The Met - Wedjat Eye Amulet, New Kingdom
Museum object
A museum example of the healed eye of Horus, with notes on protection, rebirth, falcon features, and divine restoration.
The Met - Wedjat Eye Amulet, Late Middle Kingdom
Museum object
Shows how long wedjat amulets were made and how they could protect both the living and the dead.
British Museum - Wedjat eye amulet EA29222
Museum object
A richer amulet form with falcon, cobra, moon, regeneration, and protection imagery.
UCL Petrie Museum - Eye amulet UC8504
Museum object
A faience eye amulet that helps show the symbol as something worn in life and placed with mummies after death.
FAQ
Eye of Horus Questions
What does the Eye of Horus mean?
The Eye of Horus usually means protection, healing, restoration, and wholeness. Its meaning comes from the damaged eye of Horus being restored after his conflict with Set.
What is the wedjat eye?
Wedjat, also spelled udjat or wedjet, is the restored eye of Horus. In ancient Egyptian material culture it often appears as a protective amulet.

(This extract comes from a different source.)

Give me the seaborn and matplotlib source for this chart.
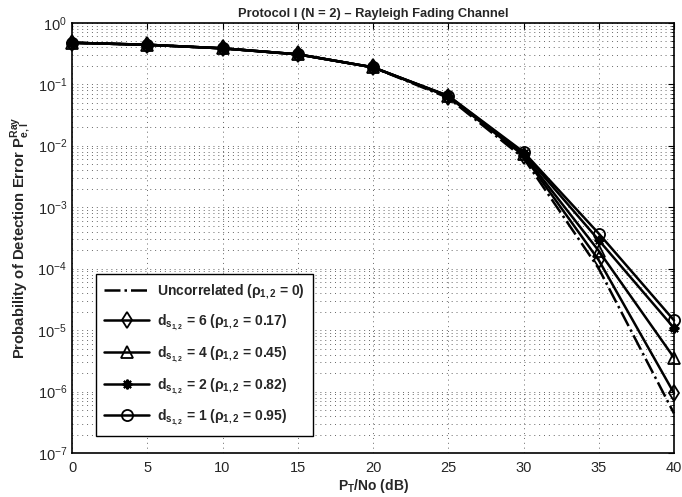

Who restored the Eye of Horus?
Sources vary. Many museum descriptions name Thoth as the restorer of the eye, while one common Britannica summary names Hathor. The shared point is that the wounded eye is made whole again.
Was the Eye of Horus used by the living or the dead?
Both. Museum examples describe wedjat amulets worn by living people and placed with the dead or on mummies for protection and regeneration.
Is the Eye of Horus the same as the Eye of Ra?
No, not automatically. They are related Egyptian eye symbols, but the Eye of Ra often emphasizes solar power and fierce protection, while the Eye of Horus centers injury, healing, and restoration.
Is the Eye of Horus an evil eye symbol?
It is a protective eye symbol, but it is not the same cultural object as the Mediterranean evil eye or nazar charm. Similar purpose does not make the traditions identical.